Business Continuity != Best Buy * Geek Squad

Today I learned there is another risk formula.  The factors of this new formula are the vendor from which maintenance is purchased and the technicians faced when a customer enters the repair zone.  In this "case study", the vendor is Best Buy, the techs are the Geek Squad, and the customer, unfortunately, is me.

In April, I purchased an HP Pavilion laptop.  I love it.  However, from day one a noise emanated from it that sounded like a bad drive spindle or fan.  So, I took it back to Best Buy.  I had purchased an extended warranty plan, so I was confident I would have the problem resolved with little financial pain.

After about a day, the Geek Squad called to tell me there was nothing wrong with my laptop.  (Obviously, the sound must have been imagined...)  So, like a good little customer, I picked up my new computer and drove home.  Later that day I powered it up, and within a few minutes the grinding noise returned. 

I returned the computer to the Geek Squad.  I told them I wanted it fixed.  Since they had no idea what was wrong with it (sigh) they recommended replacing the hard drive.  I was OK with this because the new drive they recommended was faster and didn't cost me anything but re-setup time.  I was a little frustrated, but hey, things happen.

About three days later, I picked up my laptop.  About an hour into the process of reinstalling my software, the grinding came back.  So, resorting to something I should have done initially, I checked out the problem myself.  The real problem was a bad fan.  (I think I mentioned that to them on my first visit,,,).

I teach online classes with my laptop, so I decided to wait until my Christmas break to take it back.  The computer just made it, periodically shutting down due to reaching its dangerous temperature threshold.

When I reached the service desk (yes, I made the tactical error of taking the laptop in on Black Friday), I firmly told them to replace the fan.  I had to tell them twice to leave my drive alone.  I was informed that the laptop had to be sent to the central repair facility because the repair involved a mother board component.  Duh!! In a laptop, there isn't much that isn't a mother board component.  No problem, though.  I had a maintenance contract.  Then I asked how long it would take.

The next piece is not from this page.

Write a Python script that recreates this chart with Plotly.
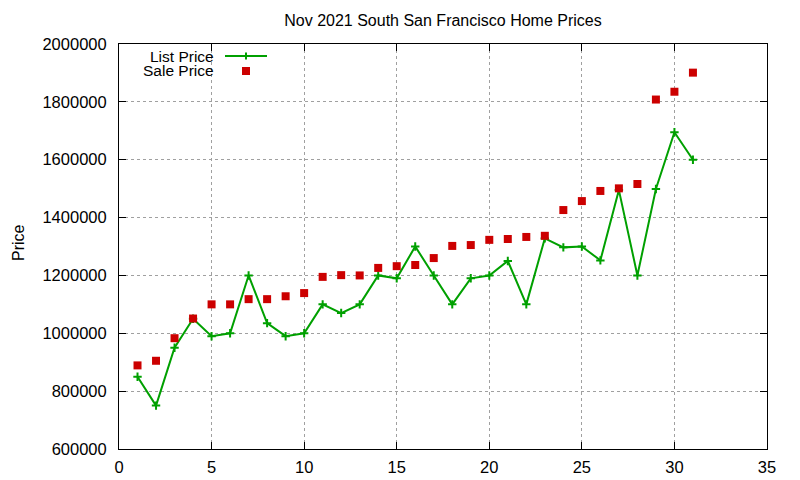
import plotly.graph_objects as go

# day of month
days = list(range(1, 32))

list_price = [850000, 750000, 950000, 1050000, 990000, 1000000, 1200000, 1035000,
              990000, 1000000, 1100000, 1070000, 1100000, 1200000, 1190000, 1300000,
              1200000, 1100000, 1190000, 1200000, 1250000, 1100000, 1328000, 1297000,
              1300000, 1252000, 1495000, 1200000, 1499000, 1695000, 1600000]

sale_price = [889000, 905000, 983000, 1051000, 1100000, 1100000, 1118000, 1118000,
              1128000, 1139000, 1195000, 1201000, 1200000, 1226000, 1232000, 1236000,
              1260000, 1302000, 1305000, 1323000, 1326000, 1333000, 1337000, 1426000,
              1457000, 1492000, 1501000, 1516000, 1808000, 1835000, 1901000]

x_ticks = [0, 5, 10, 15, 20, 25, 30, 35]
y_ticks = [600000, 800000, 1000000, 1200000, 1400000, 1600000, 1800000, 2000000]

green = '#00a000'
red = '#cc0000'
font = "Liberation Sans, Arial, sans-serif"

# the page body has an 8px margin, so the plot box is placed 8px up/left of where it shows
PAD = 8
plot_l, plot_r, plot_t, plot_b = 119 - PAD, 767 - PAD, 44 - PAD, 449 - PAD
plot_w, plot_h = plot_r - plot_l, plot_b - plot_t

fig = go.Figure()

fig.add_trace(go.Scatter(
        x=days,
        y=list_price,
        mode='lines+markers',
        line=dict(color=green, width=2),
        marker=dict(symbol='cross-thin', size=6, line=dict(width=2, color=green), color=green),
        name='List Price',
        showlegend=False
))

fig.add_trace(go.Scatter(
        x=days,
        y=sale_price,
        mode='markers',
        marker=dict(symbol='square', size=8, color=red),
        name='Sale Price',
        showlegend=False
))

axis_common = dict(
        showline=True,
        linecolor='black',
        linewidth=1,
        mirror='ticks',
        ticks='inside',
        ticklen=7,
        tickcolor='black',
        showgrid=True,
        gridcolor='#a0a0a0',
        griddash='dot',
        gridwidth=1,
        zeroline=False,
        tickfont=dict(family=font, size=16.5, color='black'),
)

fig.update_layout(
        width=800,
        height=480,
        margin=dict(l=plot_l, r=800 - plot_r, t=plot_t, b=480 - plot_b, autoexpand=False),
        paper_bgcolor='white',
        plot_bgcolor='white',
        font=dict(family=font, size=16, color='black'),
        title=dict(text='Nov 2021 South San Francisco Home Prices',
                   x=(plot_l + plot_r) / 2 / 800, xanchor='center',
                   y=1 - (20 - PAD) / 480, yanchor='middle',
                   font=dict(size=16, color='black')),
        xaxis=dict(**axis_common, range=[0, 35], tickvals=x_ticks, ticklabelstandoff=3),
        yaxis=dict(**axis_common, range=[600000, 2000000], tickvals=y_ticks,
                   tickformat='d', ticklabelstandoff=8),
        showlegend=False,
)

# y axis title
fig.add_annotation(text='Price', xref='paper', yref='paper', x=(18 - 119) / plot_w, y=(449 - 243) / plot_h,
                   xanchor='center', yanchor='middle',
                   textangle=-90, showarrow=False, font=dict(size=16))

# gnuplot style key, top left
key_x_text = (216 - 119) / plot_w
key_y1 = (449 - 56) / plot_h
key_y2 = (449 - 71) / plot_h
fig.add_annotation(text='List Price', xref='paper', yref='paper', x=key_x_text, y=key_y1,
                   xanchor='right', yanchor='middle', showarrow=False, font=dict(size=15.5))
fig.add_annotation(text='Sale Price', xref='paper', yref='paper', x=key_x_text, y=key_y2,
                   xanchor='right', yanchor='middle', showarrow=False, font=dict(size=15.5))
sx0, sx1 = (225 - 119) / plot_w, (267 - 119) / plot_w
sxc = (246 - 119) / plot_w
fig.add_shape(type='line', xref='paper', yref='paper', x0=sx0, x1=sx1, y0=key_y1, y1=key_y1,
              line=dict(color=green, width=2))
fig.add_shape(type='line', xref='paper', yref='paper', x0=sxc, x1=sxc,
              y0=key_y1 - 3.5 / plot_h, y1=key_y1 + 3.5 / plot_h, line=dict(color=green, width=2))
fig.add_shape(type='rect', xref='paper', yref='paper',
              x0=sxc - 4 / plot_w, x1=sxc + 4 / plot_w,
              y0=key_y2 - 4 / plot_h, y1=key_y2 + 4 / plot_h,
              line=dict(width=0), fillcolor=red)

fig.write_html("out.html")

Imagine my surprise when they told me it could take four to six weeks.  I thought back to my purchase of the maintenance agreement when I had asked where repairs were done.  I was assured that repairs were performed by the in-store Geek Squad.  Since this is a system I use for business, I felt assured this was an acceptable business continuity situation.  However, my assurance depended on being told the truth by the sales person.  (sigh)

When I told the Geek behind the counter that this was unacceptable, he told me, "That's just the way it is."  Marvellous.  An excellent way to keep my rising anger in check. 

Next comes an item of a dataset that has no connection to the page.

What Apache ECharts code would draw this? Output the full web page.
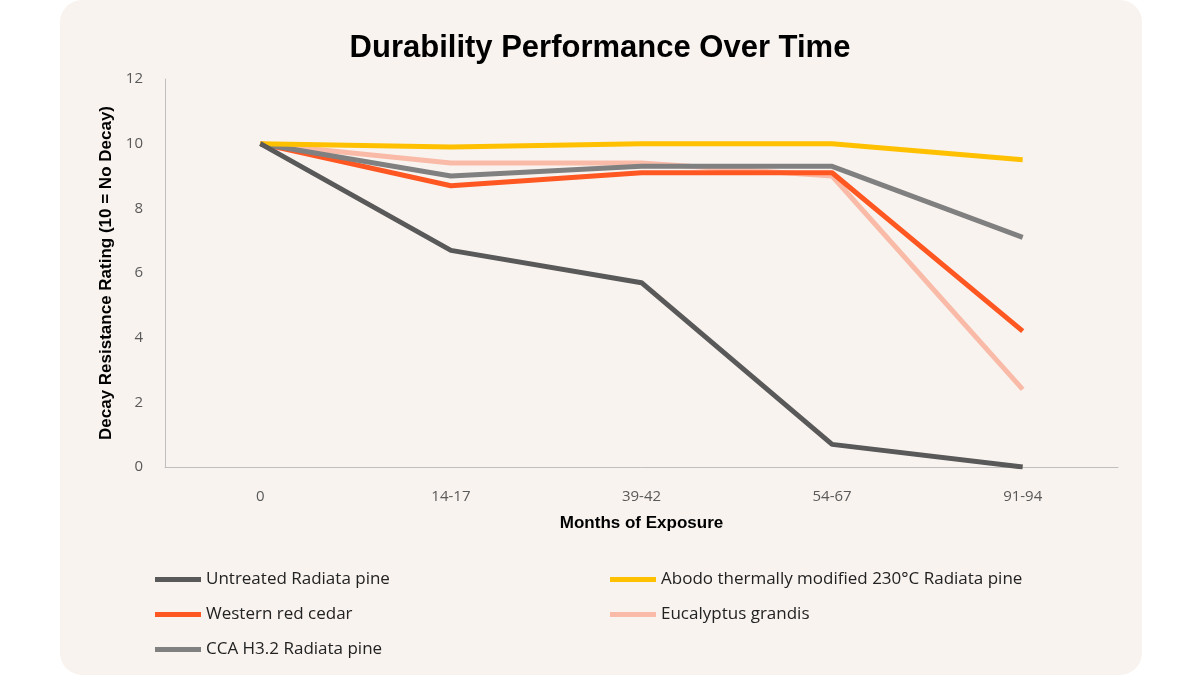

I left the computer there for repair.  After all, I had paid for maintenance, and I was going to get my money's worth.  I do have another computer in my home office I can use with a little tweaking.  But what if I didn't? 

Now we get to the new business continuity formula: BC = Vendor * Technical Staff, or in this case BC = Best Buy * Geek Squad.  BC (business continuity) is ranked on a scale from 0 to 25, with 25 being the highest level of BC protection.  Vendor and Technical Staff are each ranked on a scale from 0 to 5, with five being the best.

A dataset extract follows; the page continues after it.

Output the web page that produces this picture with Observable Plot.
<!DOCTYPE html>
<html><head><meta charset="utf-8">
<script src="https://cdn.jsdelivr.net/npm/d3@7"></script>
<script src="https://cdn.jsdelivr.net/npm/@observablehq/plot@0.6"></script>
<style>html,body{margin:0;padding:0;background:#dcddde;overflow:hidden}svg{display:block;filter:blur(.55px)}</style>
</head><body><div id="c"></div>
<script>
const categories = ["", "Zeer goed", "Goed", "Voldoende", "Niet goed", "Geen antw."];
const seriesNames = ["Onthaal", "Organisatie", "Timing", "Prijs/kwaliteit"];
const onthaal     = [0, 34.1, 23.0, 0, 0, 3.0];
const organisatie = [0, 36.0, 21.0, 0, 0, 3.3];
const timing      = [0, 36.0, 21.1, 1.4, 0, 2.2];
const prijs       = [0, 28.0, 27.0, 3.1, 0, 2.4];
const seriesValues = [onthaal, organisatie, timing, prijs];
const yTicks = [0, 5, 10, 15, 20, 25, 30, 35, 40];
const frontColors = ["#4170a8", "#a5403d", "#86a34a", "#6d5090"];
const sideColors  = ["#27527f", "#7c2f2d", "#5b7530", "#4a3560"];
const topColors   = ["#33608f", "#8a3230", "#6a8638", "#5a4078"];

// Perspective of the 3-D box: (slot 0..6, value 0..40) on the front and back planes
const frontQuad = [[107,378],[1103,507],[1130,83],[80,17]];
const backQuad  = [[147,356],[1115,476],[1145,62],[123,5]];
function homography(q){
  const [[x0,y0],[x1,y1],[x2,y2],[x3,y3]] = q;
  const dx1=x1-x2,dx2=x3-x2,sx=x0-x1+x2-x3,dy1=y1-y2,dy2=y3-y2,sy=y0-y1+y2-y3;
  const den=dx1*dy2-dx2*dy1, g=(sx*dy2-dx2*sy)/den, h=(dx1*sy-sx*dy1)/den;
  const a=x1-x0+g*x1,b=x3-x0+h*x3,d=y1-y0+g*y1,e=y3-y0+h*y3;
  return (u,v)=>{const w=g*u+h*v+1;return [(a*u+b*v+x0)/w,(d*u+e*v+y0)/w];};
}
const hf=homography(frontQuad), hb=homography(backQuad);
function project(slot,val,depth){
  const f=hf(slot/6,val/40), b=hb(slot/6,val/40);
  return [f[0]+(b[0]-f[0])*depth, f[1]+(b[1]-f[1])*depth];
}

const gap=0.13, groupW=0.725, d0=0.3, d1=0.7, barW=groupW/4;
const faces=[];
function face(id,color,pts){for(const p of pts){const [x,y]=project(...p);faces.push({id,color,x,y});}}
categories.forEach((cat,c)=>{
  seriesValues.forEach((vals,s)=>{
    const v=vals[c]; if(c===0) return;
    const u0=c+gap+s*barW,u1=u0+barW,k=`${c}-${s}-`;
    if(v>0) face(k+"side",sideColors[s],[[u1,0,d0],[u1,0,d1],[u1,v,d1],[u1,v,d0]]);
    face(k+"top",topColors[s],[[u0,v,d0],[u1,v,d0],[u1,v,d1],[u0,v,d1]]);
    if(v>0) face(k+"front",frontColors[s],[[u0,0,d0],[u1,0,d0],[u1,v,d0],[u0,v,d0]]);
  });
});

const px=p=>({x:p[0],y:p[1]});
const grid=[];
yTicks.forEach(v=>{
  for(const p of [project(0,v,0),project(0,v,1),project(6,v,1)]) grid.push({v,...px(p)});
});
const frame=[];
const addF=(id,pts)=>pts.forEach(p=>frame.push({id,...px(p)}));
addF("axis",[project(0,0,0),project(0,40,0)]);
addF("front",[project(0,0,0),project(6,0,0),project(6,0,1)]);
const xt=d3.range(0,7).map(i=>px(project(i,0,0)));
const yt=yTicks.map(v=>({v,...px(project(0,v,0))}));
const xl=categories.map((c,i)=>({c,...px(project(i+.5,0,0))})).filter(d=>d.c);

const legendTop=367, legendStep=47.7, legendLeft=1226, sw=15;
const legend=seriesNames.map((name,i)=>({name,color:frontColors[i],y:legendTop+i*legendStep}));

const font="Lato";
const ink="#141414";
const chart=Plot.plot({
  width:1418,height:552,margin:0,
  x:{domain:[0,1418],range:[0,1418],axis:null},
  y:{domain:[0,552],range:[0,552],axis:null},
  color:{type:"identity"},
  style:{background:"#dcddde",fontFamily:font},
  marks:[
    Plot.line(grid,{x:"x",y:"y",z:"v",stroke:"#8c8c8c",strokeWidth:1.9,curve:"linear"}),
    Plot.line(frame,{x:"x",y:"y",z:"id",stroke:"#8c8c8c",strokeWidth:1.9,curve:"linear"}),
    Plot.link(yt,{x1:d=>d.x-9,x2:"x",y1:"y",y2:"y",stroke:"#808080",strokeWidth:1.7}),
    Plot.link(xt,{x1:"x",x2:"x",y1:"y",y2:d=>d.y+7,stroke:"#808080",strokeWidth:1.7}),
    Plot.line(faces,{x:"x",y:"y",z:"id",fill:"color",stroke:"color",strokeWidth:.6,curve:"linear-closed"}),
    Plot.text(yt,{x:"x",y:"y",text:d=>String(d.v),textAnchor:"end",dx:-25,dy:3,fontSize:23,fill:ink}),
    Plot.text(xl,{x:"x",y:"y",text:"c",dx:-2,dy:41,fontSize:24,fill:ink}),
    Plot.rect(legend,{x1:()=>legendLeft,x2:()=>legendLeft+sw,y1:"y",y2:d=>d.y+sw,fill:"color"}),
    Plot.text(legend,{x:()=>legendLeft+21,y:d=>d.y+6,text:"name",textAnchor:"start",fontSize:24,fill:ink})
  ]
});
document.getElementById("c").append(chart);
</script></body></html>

In this case, I give Best Buy a zero.  I was misinformed at time of purchase.  In addition, the central repair policy is an anathema (bad news) for home office or small business customers.  Further, the Geek Squad receives a zero for incompetence and general lack of customer service skills.  Therefore, the BC ranking for my experience is ZERO.

I love my HP, but I will never buy another business system from Best Buy.  I also learned a valuable lesson, one I hadn't needed when dealing directly with Compaq or Dell; never trust the salesperson to provide accurate information about maintenance agreements.  Always check with the actual techs to make sure you are covered against four to six week business interruptions.